The stunted manchildren who compose the “alt-right” have had no dark night of the soul wherein they reject the cheap comforts and false security offered by the structures of authority into which they have invested their faith. Their fear is too great, the darkness when they close their eyes too dark, too vast. They nuzzle hungrily at the dry bosom of the hateful and death-loving patriarchy. Knowing not who they are, they jeer at others and curse that which they think they are not. Desperate and afraid, they strike at anything which threatens or contradicts their fragile understanding of the perilous world they would treat as they private playground. These people are not punks.

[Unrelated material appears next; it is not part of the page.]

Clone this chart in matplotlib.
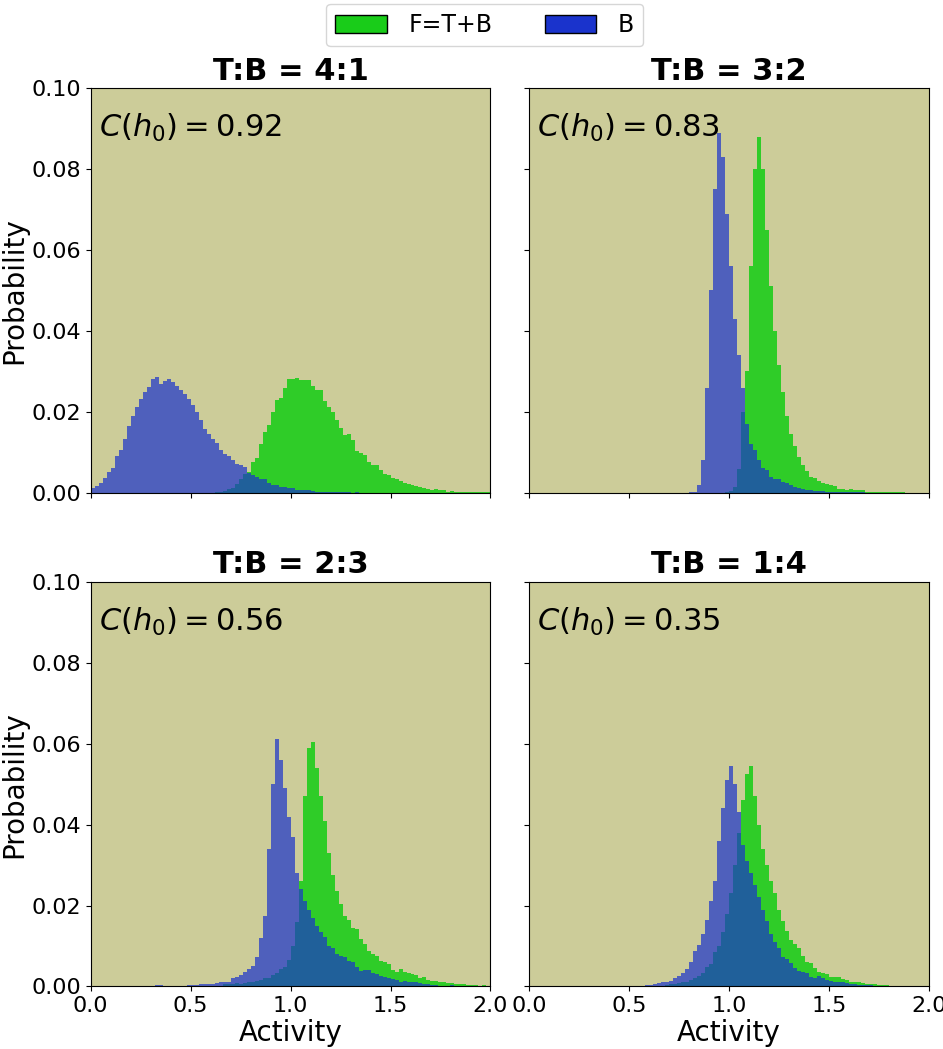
import numpy as np
import matplotlib
matplotlib.use('Agg')
import matplotlib.pyplot as plt
from matplotlib.patches import Patch

# histogram bins (probability per bin, bin width 0.02)
edges = np.linspace(0, 2, 101)
centers = (edges[:-1] + edges[1:]) / 2

titles = ['T:B = 4:1', 'T:B = 3:2', 'T:B = 2:3', 'T:B = 1:4']
coherence = ['0.92', '0.83', '0.56', '0.35']

# each series: first bin start, then bin values
tl_blue_start = 0.00
tl_blue = [0.0012, 0.0018, 0.0025, 0.0036, 0.0051, 0.0062, 0.0090, 0.0105, 0.0132, 0.0165,
           0.0190, 0.0213, 0.0232, 0.0250, 0.0262, 0.0280, 0.0285, 0.0268, 0.0277, 0.0282,
           0.0275, 0.0265, 0.0255, 0.0245, 0.0232, 0.0218, 0.0200, 0.0180, 0.0158, 0.0146,
           0.0132, 0.0124, 0.0105, 0.0096, 0.0092, 0.0082, 0.0072, 0.0068, 0.0063, 0.0048,
           0.0044, 0.0040, 0.0034, 0.0034, 0.0024, 0.0020, 0.0020, 0.0015, 0.0015, 0.0013,
           0.0011, 0.0007, 0.0007, 0.0008, 0.0007, 0.0005, 0.0003, 0.0002, 0.0002, 0.0002,
           0.0001, 0.0002, 0.0001, 0.0002, 0.0001, 0.0000, 0.0001]
tl_green_start = 0.62
tl_green = [0.0002, 0.0003, 0.0004, 0.0010, 0.0013, 0.0022, 0.0035, 0.0046, 0.0052, 0.0075,
            0.0085, 0.0120, 0.0150, 0.0168, 0.0200, 0.0230, 0.0235, 0.0260, 0.0280, 0.0280,
            0.0284, 0.0278, 0.0278, 0.0278, 0.0265, 0.0255, 0.0253, 0.0228, 0.0212, 0.0200,
            0.0180, 0.0160, 0.0143, 0.0145, 0.0130, 0.0104, 0.0099, 0.0094, 0.0077, 0.0069,
            0.0068, 0.0056, 0.0046, 0.0044, 0.0036, 0.0033, 0.0028, 0.0024, 0.0021, 0.0020,
            0.0017, 0.0015, 0.0013, 0.0010, 0.0006, 0.0009, 0.0008, 0.0006, 0.0003, 0.0004,
            0.0003, 0.0002, 0.0002, 0.0002, 0.0001, 0.0002, 0.0002, 0.0001, 0.0002]

tr_blue_start = 0.80
tr_blue = [0.0001, 0.0003, 0.0020, 0.0080, 0.0260, 0.0500, 0.0750, 0.0890, 0.0830, 0.0690,
           0.0560, 0.0430, 0.0340, 0.0260, 0.0170, 0.0120, 0.0105, 0.0082, 0.0062, 0.0056,
           0.0040, 0.0035, 0.0033, 0.0027, 0.0023, 0.0019, 0.0015, 0.0011, 0.0009, 0.0008,
           0.0008, 0.0005, 0.0005, 0.0005, 0.0003, 0.0003, 0.0003, 0.0003, 0.0002, 0.0001,
           0.0002, 0.0001, 0.0001, 0.0002]
tr_green_start = 0.98
tr_green = [0.0002, 0.0005, 0.0015, 0.0060, 0.0200, 0.0300, 0.0560, 0.0800, 0.0880, 0.0800,
            0.0650, 0.0510, 0.0400, 0.0315, 0.0250, 0.0190, 0.0145, 0.0115, 0.0088, 0.0068,
            0.0055, 0.0040, 0.0036, 0.0029, 0.0025, 0.0022, 0.0019, 0.0016, 0.0010, 0.0009,
            0.0008, 0.0009, 0.0006, 0.0006, 0.0006, 0.0003, 0.0003, 0.0003, 0.0003, 0.0003,
            0.0002, 0.0002, 0.0001, 0.0002, 0.0001]

bl_blue_start = 0.00
bl_blue = [0.0000, 0.0001, 0.0002, 0.0000, 0.0001, 0.0000, 0.0001, 0.0002, 0.0001, 0.0002,
           0.0002, 0.0001, 0.0002, 0.0002, 0.0002, 0.0002, 0.0003, 0.0003, 0.0002, 0.0002,
           0.0002, 0.0002, 0.0002, 0.0002, 0.0003, 0.0003, 0.0003, 0.0005, 0.0006, 0.0006,
           0.0006, 0.0008, 0.0012, 0.0012, 0.0012, 0.0020, 0.0024, 0.0028, 0.0035, 0.0043,
           0.0050, 0.0072, 0.0120, 0.0175, 0.0340, 0.0500, 0.0612, 0.0560, 0.0490, 0.0420,
           0.0370, 0.0280, 0.0240, 0.0212, 0.0190, 0.0170, 0.0150, 0.0135, 0.0122, 0.0100,
           0.0095, 0.0080, 0.0075, 0.0072, 0.0062, 0.0060, 0.0047, 0.0038, 0.0040, 0.0041,
           0.0033, 0.0030, 0.0026, 0.0024, 0.0021, 0.0018, 0.0015, 0.0012, 0.0013, 0.0012,
           0.0010, 0.0011, 0.0009, 0.0007, 0.0006, 0.0004, 0.0004, 0.0002, 0.0002, 0.0002,
           0.0003, 0.0002, 0.0002, 0.0002, 0.0001, 0.0001, 0.0002, 0.0001, 0.0001, 0.0001]
bl_green_start = 0.00
bl_green = [0.0000, 0.0000, 0.0000, 0.0002, 0.0000, 0.0000, 0.0002, 0.0000, 0.0000, 0.0000,
            0.0000, 0.0002, 0.0000, 0.0000, 0.0000, 0.0000, 0.0000, 0.0000, 0.0000, 0.0000,
            0.0000, 0.0000, 0.0000, 0.0000, 0.0000, 0.0002, 0.0002, 0.0000, 0.0000, 0.0001,
            0.0001, 0.0002, 0.0002, 0.0005, 0.0005, 0.0006, 0.0008, 0.0005, 0.0008, 0.0010,
            0.0010, 0.0014, 0.0015, 0.0020, 0.0022, 0.0028, 0.0034, 0.0043, 0.0048, 0.0065,
            0.0100, 0.0160, 0.0260, 0.0470, 0.0590, 0.0605, 0.0540, 0.0470, 0.0410, 0.0330,
            0.0275, 0.0235, 0.0205, 0.0175, 0.0165, 0.0145, 0.0143, 0.0117, 0.0105, 0.0087,
            0.0080, 0.0075, 0.0062, 0.0061, 0.0055, 0.0041, 0.0036, 0.0042, 0.0035, 0.0033,
            0.0030, 0.0028, 0.0021, 0.0023, 0.0015, 0.0014, 0.0014, 0.0012, 0.0011, 0.0009,
            0.0009, 0.0007, 0.0007, 0.0005, 0.0004, 0.0004, 0.0004, 0.0002, 0.0003, 0.0002]

br_blue_start = 0.56
br_blue = [0.0002, 0.0003, 0.0003, 0.0007, 0.0008, 0.0010, 0.0012, 0.0013, 0.0020, 0.0025,
           0.0033, 0.0043, 0.0060, 0.0088, 0.0103, 0.0130, 0.0165, 0.0210, 0.0260, 0.0360,
           0.0440, 0.0510, 0.0545, 0.0500, 0.0430, 0.0350, 0.0310, 0.0280, 0.0250, 0.0220,
           0.0188, 0.0163, 0.0130, 0.0110, 0.0094, 0.0073, 0.0068, 0.0058, 0.0046, 0.0038,
           0.0035, 0.0034, 0.0024, 0.0022, 0.0025, 0.0021, 0.0015, 0.0014, 0.0011, 0.0012,
           0.0011, 0.0008, 0.0007, 0.0006, 0.0004, 0.0004, 0.0004, 0.0003, 0.0002, 0.0002,
           0.0002, 0.0002, 0.0001, 0.0001, 0.0001, 0.0001, 0.0001, 0.0001]
br_green_start = 0.56
br_green = [0.0002, 0.0002, 0.0002, 0.0002, 0.0002, 0.0002, 0.0004, 0.0005, 0.0006, 0.0008,
            0.0011, 0.0012, 0.0016, 0.0022, 0.0026, 0.0033, 0.0048, 0.0055, 0.0086, 0.0100,
            0.0135, 0.0180, 0.0230, 0.0300, 0.0380, 0.0460, 0.0525, 0.0546, 0.0470, 0.0400,
            0.0340, 0.0300, 0.0260, 0.0230, 0.0190, 0.0163, 0.0138, 0.0115, 0.0105, 0.0095,
            0.0075, 0.0061, 0.0058, 0.0045, 0.0037, 0.0034, 0.0030, 0.0023, 0.0024, 0.0023,
            0.0018, 0.0016, 0.0010, 0.0012, 0.0012, 0.0009, 0.0007, 0.0006, 0.0005, 0.0004,
            0.0004, 0.0003, 0.0002, 0.0002, 0.0002, 0.0002, 0.0002, 0.0002, 0.0001, 0.0002,
            0.0002, 0.0002]


def full(start, vals):
    out = np.zeros(len(centers))
    i = int(round(start / 0.02))
    out[i:i + len(vals)] = vals
    return out


panels = [
    (full(tl_green_start, tl_green), full(tl_blue_start, tl_blue)),
    (full(tr_green_start, tr_green), full(tr_blue_start, tr_blue)),
    (full(bl_green_start, bl_green), full(bl_blue_start, bl_blue)),
    (full(br_green_start, br_green), full(br_blue_start, br_blue)),
]

green = '#19cc19'
blue = '#1a33cc'
bg = '#cccc99'

fig, axes = plt.subplots(2, 2, figsize=(9.43, 10.49), dpi=100, sharex=True, sharey=True)
fig.subplots_adjust(left=0.096, right=0.985, top=0.916, bottom=0.0596, wspace=0.096, hspace=0.22)

for k, ax in enumerate(axes.flat):
    g, b = panels[k]
    ax.set_facecolor(bg)
    ax.hist(centers, bins=edges, weights=g, histtype='stepfilled', color=green, alpha=0.88, lw=0)
    ax.hist(centers, bins=edges, weights=b, histtype='stepfilled', color=blue, alpha=0.7, lw=0)
    ax.set_title(titles[k], fontsize=22, fontweight='bold')
    ax.text(0.02, 0.94, r'$C(h_0) = %s$' % coherence[k], transform=ax.transAxes,
            ha='left', va='top', fontsize=22)
    ax.tick_params(labelsize=16)

ax = axes[0, 0]
ax.set_xlim(0, 2)
ax.set_ylim(0, 0.1)
ax.set_yticks(np.arange(0, 0.101, 0.02))
ax.set_xticks([0.0, 0.5, 1.0, 1.5, 2.0])
ax.yaxis.set_major_formatter(plt.FormatStrFormatter('%.2f'))
ax.xaxis.set_major_formatter(plt.FormatStrFormatter('%.1f'))

for a in axes[:, 0]:
    a.set_ylabel('Probability', fontsize=20, labelpad=2)
for a in axes[1, :]:
    a.set_xlabel('Activity', fontsize=20, labelpad=2)

handles = [Patch(facecolor=green, edgecolor='black', label='F=T+B'),
           Patch(facecolor=blue, edgecolor='black', label='B')]
fig.legend(handles=handles, loc='upper center', bbox_to_anchor=(0.514, 1.0), ncol=2,
           fontsize=17, handlelength=2.2, handleheight=0.8, handletextpad=0.9,
           columnspacing=2.2, borderaxespad=0.15)

plt.savefig('out.png', dpi=100)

These people do have something in common, however, with the garden variety “punk rocker” you might find striking poses around yr local scene in that their fear and insecurity have lead them to adopt an “off-the-rack” identity which will do all the work for them of understanding the world, the self and the latter’s place in the former. Just as the fashion plate punk with the mohawk and the leather jacket carries on as though it is still 1981, the red-hatted drones of the alt-right would turn the clocks back to 1955. The true punk will work to construct a superior future which discards the useless and malignant infrastructure of the past, not pine for the return of an idealized bygone era that only ever existed in the warm and fuzzy memories people create to dull the anxiety of the present moment.

No, I’m not just being inconsiderate and sloppy with my gendered language this time—it was man who built these wicked structures, specifically the white man.

⋆⋆ Except that the police have guns and the government has nuclear bombs. Those things are definitely real and sort of render all this a bit moot. Oops.